__Task details__.
From the first line of the data below through the line holding "import plotly.graph_objects as go", output each line exactly and leave the pictures out.

## START

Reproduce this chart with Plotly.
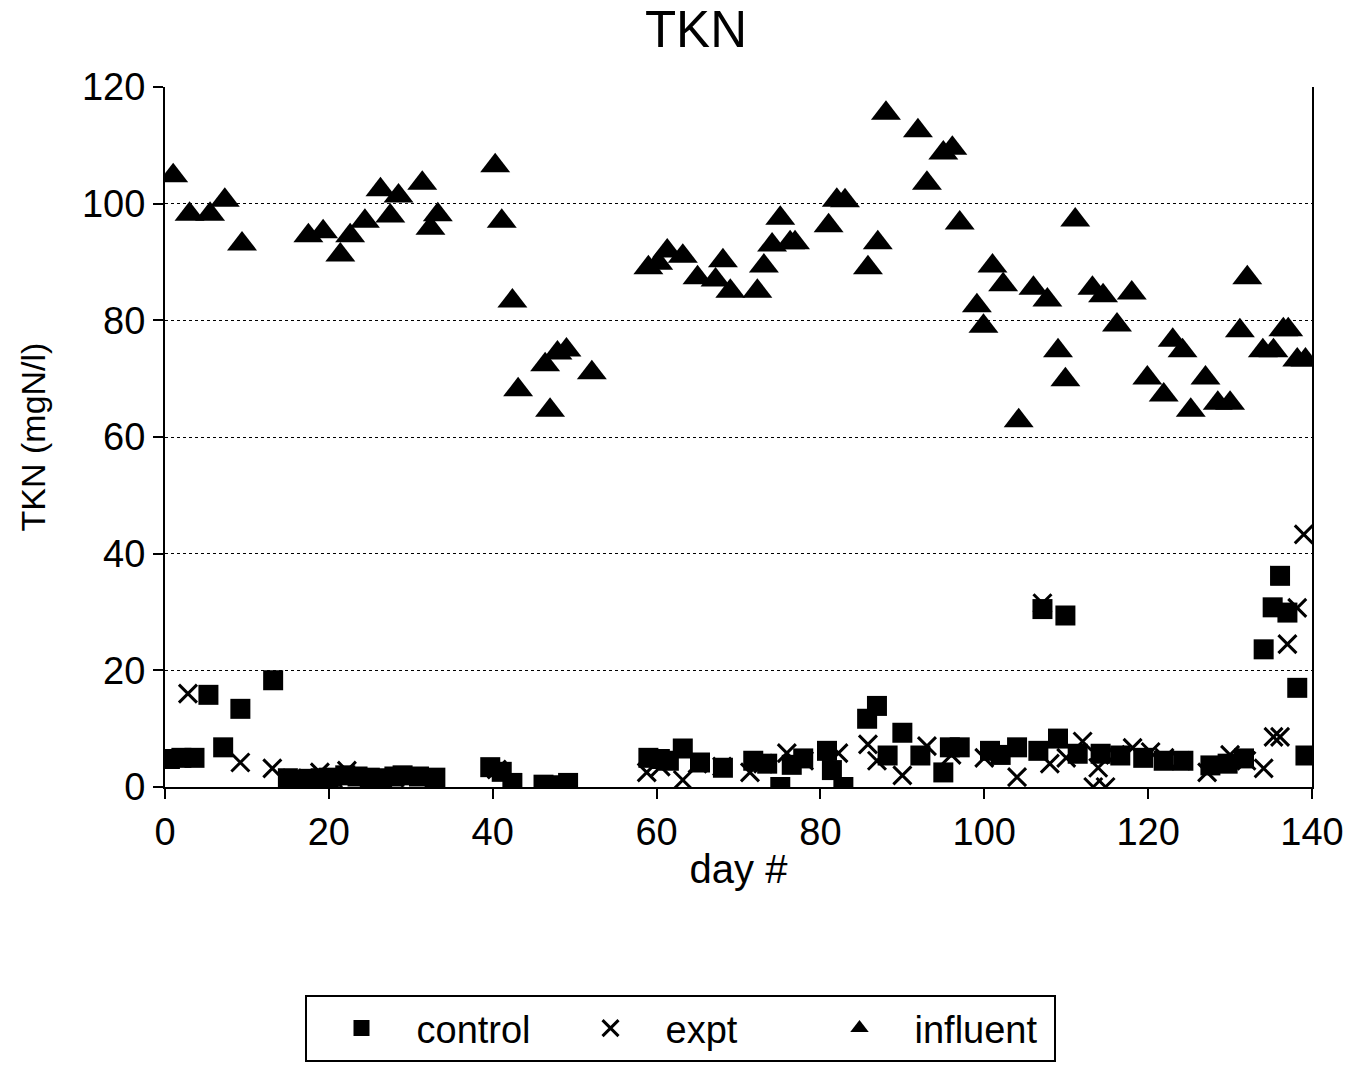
import plotly.graph_objects as go

# influent
inf_day = [1, 3, 5.5, 7.3, 9.4, 17.5, 19.3, 21.4, 22.6, 24.4, 26.3, 27.5, 28.5, 31.4, 32.4, 33.3,
           40.3, 41.1, 42.4, 43.1, 46.4, 47, 47.9, 49, 52.1,
           59, 60.2, 61.3, 63.2, 65, 67.2, 68.1, 69, 72.3, 73.1, 74.1, 75.1, 76.3, 76.9,
           81, 82, 83, 85.8, 87, 88, 91.9, 93, 95, 96.1, 97,
           99.1, 99.9, 101, 102.3, 104.2, 106, 107.7, 109, 109.9, 111.1, 113.2, 114.5, 116.2, 118,
           119.9, 121.9, 123, 124.2, 125.2, 127, 128.5, 130, 131.2, 132.1, 134, 135.3, 136.5, 137.1,
           138.2, 139.2]
inf_val = [104.8, 98.2, 98.2, 100.6, 93.1, 94.5, 95.2, 91.2, 94.5, 97.0, 102.4, 97.9, 101.3, 103.5, 95.8, 98.1,
           106.5, 97.0, 83.3, 68.1, 72.4, 64.6, 74.4, 74.9, 71.0,
           89.0, 89.8, 91.9, 91.0, 87.3, 86.9, 90.2, 85.0, 85.0, 89.3, 92.9, 97.5, 93.3, 93.3,
           96.2, 100.6, 100.5, 89.0, 93.3, 115.5, 112.5, 103.5, 108.7, 109.5, 96.7,
           82.5, 79.0, 89.3, 86.1, 62.8, 85.5, 83.5, 74.8, 69.8, 97.2, 85.5, 84.2, 79.2, 84.7,
           70.1, 67.2, 76.6, 74.8, 64.6, 70.1, 65.8, 65.8, 78.2, 87.3, 74.8, 74.8, 78.4, 78.4,
           73.2, 73.2]

# control
ctl_day = [0.6, 2, 3.6, 5.3, 7.1, 9.2, 13.2, 15, 16, 17.5, 19, 20, 22, 23.5, 25, 26.5, 28, 29, 31, 33,
           39.7, 41.1, 42.4, 46.2, 48.2, 49.2,
           59, 60.4, 61.5, 63.2, 65.3, 68.1, 71.8, 73.5, 75.1, 76.5, 77.9, 80.8, 81.4, 82.8,
           85.7, 86.9, 88.2, 90, 92.2, 95, 95.8, 97, 100.7, 102, 104, 106.6, 107.1, 109, 109.9, 111.4,
           114.2, 116.6, 119.4, 121.9, 124.3, 127.6, 129.7, 131.7, 134.1, 135.2, 136.1, 137, 138.2, 139.2]
ctl_val = [4.8, 5.0, 5.0, 15.8, 6.8, 13.4, 18.3, 1.5, 1.2, 1.4, 1.5, 1.6, 2.0, 1.8, 1.6, 1.5, 1.8, 2.0, 1.8, 1.6,
           3.4, 2.6, 0.7, 0.4, 0.3, 0.7,
           5.0, 4.8, 4.5, 6.6, 4.2, 3.3, 4.5, 4.0, 0.0, 3.8, 4.9, 6.2, 2.9, 0.0,
           11.7, 13.9, 5.4, 9.3, 5.4, 2.5, 6.8, 6.8, 6.2, 5.5, 6.8, 6.2, 30.5, 8.3, 29.4, 5.7,
           5.7, 5.4, 5.0, 4.5, 4.5, 3.7, 4.0, 4.9, 23.6, 30.8, 36.2, 29.9, 17.0, 5.4]

# expt
exp_day = [2.8, 9.2, 13.1, 15.5, 17, 18.9, 20.5, 22.2, 25, 28, 32.6, 40.5,
           58.8, 60.5, 63.2, 65, 68, 71.4, 73, 75.9, 78, 82.2, 85.8, 86.9, 90, 93, 96,
           100, 104, 107.1, 108, 110, 112, 113.3, 113.9, 114.8, 116, 118.1, 120.3, 122, 124, 127.2,
           130, 132, 134.1, 135.3, 136.1, 137, 138.2, 139]
exp_val = [16.0, 4.2, 3.2, 1.5, 1.2, 2.5, 1.5, 2.8, 1.5, 1.6, 1.0, 3.0,
           2.5, 3.5, 1.2, 4.0, 3.5, 2.5, 4.0, 5.8, 4.5, 5.8, 7.3, 4.5, 2.0, 7.0, 5.5,
           5.0, 1.7, 31.5, 4.0, 5.0, 7.8, 0.0, 3.3, 0.0, 5.5, 6.7, 6.0, 5.0, 4.5, 2.5,
           5.5, 4.5, 3.2, 8.6, 8.6, 24.5, 30.7, 43.3]

x_ticks = [0, 20, 40, 60, 80, 100, 120, 140]
y_ticks = [0, 20, 40, 60, 80, 100, 120]

FONT = "Liberation Sans, Arial, sans-serif"

fig = go.Figure()
fig.add_trace(go.Scatter(x=ctl_day, y=ctl_val, mode="markers", name="control",
                         marker=dict(symbol="square", size=20, color="black")))
fig.add_trace(go.Scatter(x=exp_day, y=exp_val, mode="markers", name="expt",
                         marker=dict(symbol="x-thin", size=18, color="black",
                                     line=dict(width=3, color="black"))))
fig.add_trace(go.Scatter(x=inf_day, y=inf_val, mode="markers", name="influent",
                         marker=dict(symbol="triangle-up", size=26, color="black")))

fig.update_layout(
    width=1362, height=1075,
    margin=dict(l=165, r=50, t=87, b=288),
    paper_bgcolor="white", plot_bgcolor="white",
    font=dict(family=FONT, color="black", size=38),
    title=dict(text="TKN", x=0.511, xanchor="center", y=0.973, yanchor="middle",
               font=dict(size=51, family=FONT, color="black")),
    showlegend=True,
    legend=dict(orientation="h", x=0.449, xanchor="center", y=-0.297, yanchor="top",
                bordercolor="black", borderwidth=2, font=dict(size=38, family=FONT),
                itemsizing="trace", itemwidth=100,
                entrywidth=134, entrywidthmode="pixels"),
    xaxis=dict(range=[0, 140], tickvals=x_ticks,
               showline=True, linecolor="black", linewidth=2, mirror=False,
               ticks="outside", ticklen=10, tickwidth=2, tickcolor="black",
               tickfont=dict(size=38),
               showgrid=False, zeroline=False,
               title=dict(text="day #", standoff=3, font=dict(size=40, family=FONT))),
    yaxis=dict(range=[0, 120], tickvals=y_ticks,
               showline=True, linecolor="black", linewidth=2, mirror=True,
               ticks="outside", ticklen=10, tickwidth=2, tickcolor="black",
               tickfont=dict(size=38),
               showgrid=True, gridcolor="black", gridwidth=1, griddash="dot",
               zeroline=False,
               title=dict(text="TKN (mgN/l)", standoff=26, font=dict(size=34, family=FONT))),
)

fig.write_html("out.html")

## END

__Answer for this exercise__.
Reproduce this chart with Plotly.
import plotly.graph_objects as go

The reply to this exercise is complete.